Além disso, o Brasil deve seguir exemplos internacionais de boas práticas regulatórias. No Reino Unido, a publicidade de apostas esportivas foi severamente restringida após o aumento de distúrbios relacionados ao jogo entre adolescentes (Wardle et al., 2019). Uma abordagem similar no Brasil poderia mitigar o impacto negativo da proliferação de apostas, principalmente entre os mais jovens. Campanhas de conscientização pública também devem ser implementadas, visando educar a população sobre os riscos associados ao jogo (PL 3274, 2024).

Outro ponto importante é a responsabilidade social das empresas de apostas. Atualmente, muitas das plataformas que operam no Brasil não têm compromisso com o bem-estar social, sendo focadas exclusivamente no lucro. As empresas que atuam no setor devem ser obrigadas a investir em programas de prevenção e tratamento de vícios em jogos, como contrapartida à exploração econômica da atividade. Programas de autorregulação, como limites de apostas e sistemas de alerta para comportamentos de risco, também deveriam ser implementados de forma obrigatória (Texto para Discussão nº 315, 2023).

O Brasil tem a oportunidade de regular um setor que cresce rapidamente, mas deve fazê-lo com responsabilidade. A regulamentação deve equilibrar o potencial econômico das apostas esportivas com a necessidade de proteger os cidadãos dos impactos negativos dessa atividade. Caso contrário, o país corre o risco de perpetuar uma cultura de endividamento e vício, com consequências graves para o desenvolvimento social e econômico.

O impacto das apostas esportivas no Brasil é um problema complexo que afeta diretamente a vida de milhões de brasileiros, comprometendo sua renda, sua saúde mental e seu bem-estar social. O país precisa de uma regulamentação robusta e eficiente, que não apenas maximize a arrecadação, mas que também proteja os cidadãos dos riscos inerentes a essa atividade. 

Em conclusão, as apostas esportivas, especialmente no cenário online, funcionam como um verdadeiro buraco negro na economia. Elas seduzem com promessas de ganhos rápidos e fáceis, mas escondem um custo social e econômico gigantesco. O que inicialmente pode parecer uma oportunidade de entretenimento ou uma forma alternativa de gerar receita se revela, na verdade, um ciclo de perdas contínuas para grande parte da população, em especial os mais vulneráveis. Ao comprometer a renda disponível das famílias, as apostas drenam recursos que seriam utilizados no consumo de bens e serviços essenciais, minando setores importantes da economia como o varejo e os serviços.
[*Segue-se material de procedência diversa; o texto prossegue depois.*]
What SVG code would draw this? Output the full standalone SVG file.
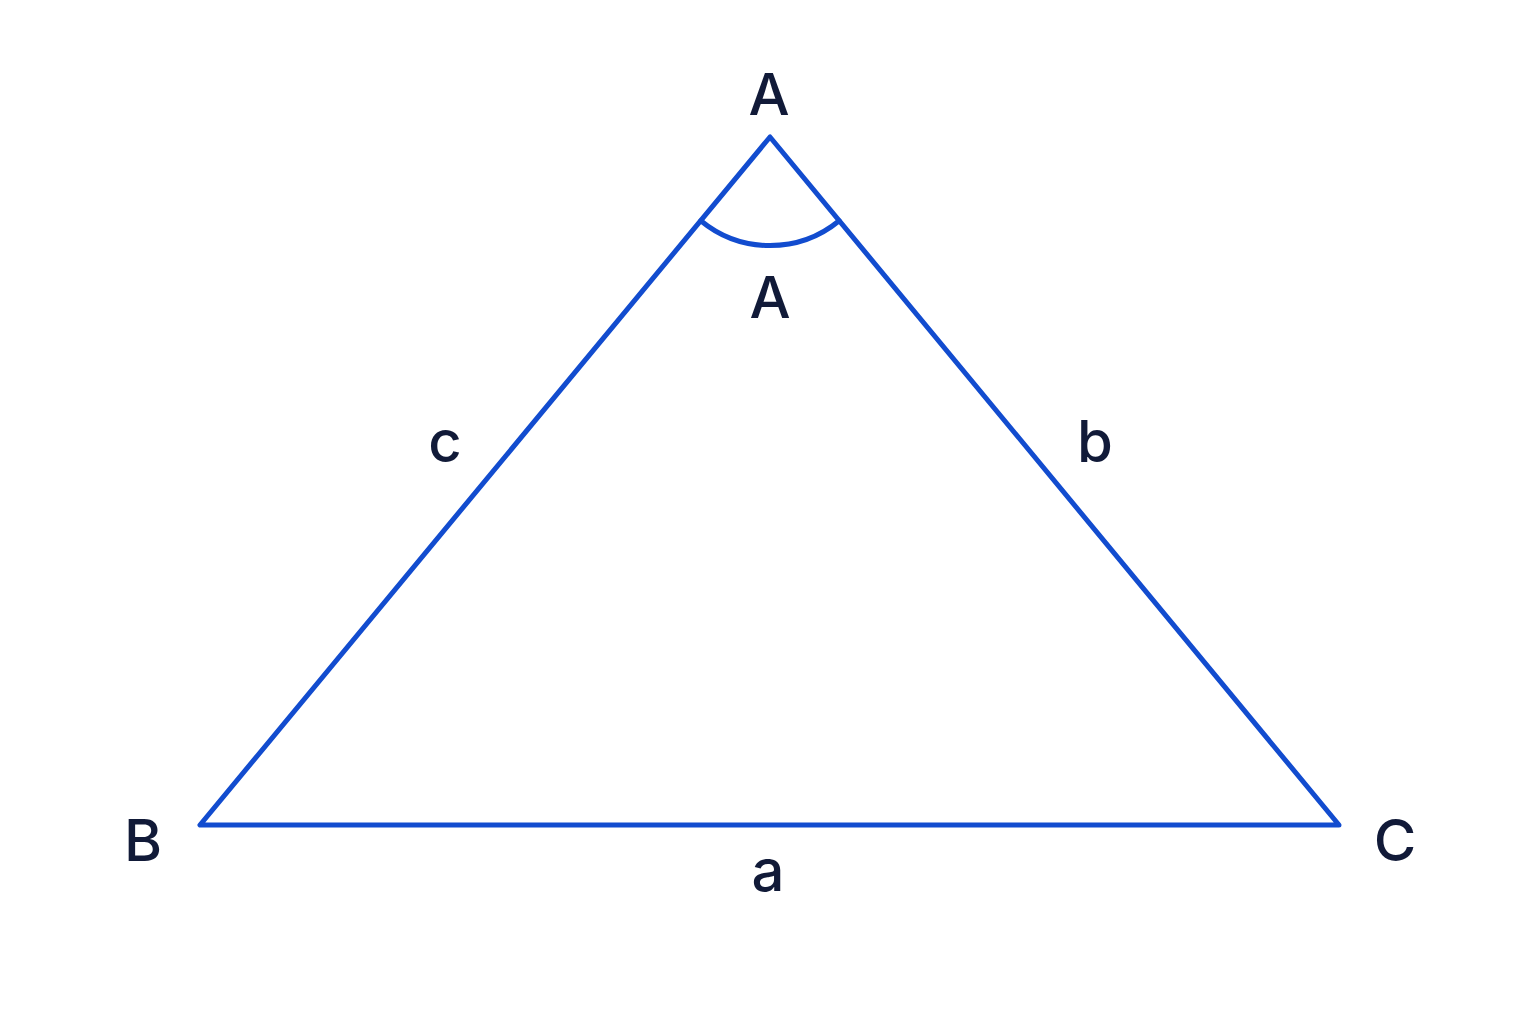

Sem regulamentação adequada, as apostas esportivas continuarão a crescer descontroladamente, como um buraco negro, sugando a energia vital da economia e deixando um rastro de destruição social e financeira. O impacto direto nas finanças pessoais dos apostadores, o endividamento crescente e a pressão sobre o sistema de saúde mental criam uma espiral descendente. Além disso, a evasão de divisas e a falta de regulamentação adequada fazem com que os benefícios financeiros sejam mal distribuídos e não revertam em melhorias para o país.

O Brasil se encontra em um ponto crítico: sem uma regulamentação robusta e uma estratégia clara para mitigar os danos, as apostas esportivas podem continuar expandindo seu alcance destrutivo, arrastando a economia nacional para um abismo profundo, como uma estrela que não consegue mais brilhar e, em vez disso, implode.

Referências:

  • Estudo CNC. "Impactos econômicos das BETS". 2024.

  • SBVC. "Pesquisa sobre o perfil do apostador brasileiro". 2024.

  • Projeto de Lei nº 3274/2024. Câmara dos Deputados. 2024.

  • Texto para Discussão nº 315. "O Mercado de Apostas Esportivas On-line: impactos e desafios". Senado Federal, 2023.

  • Wardle, H., Reith, G., Langham, E., & Rogers, R. D. "Gambling and public health: we need policy action to prevent harm". BMJ, 365, l1807, 2019.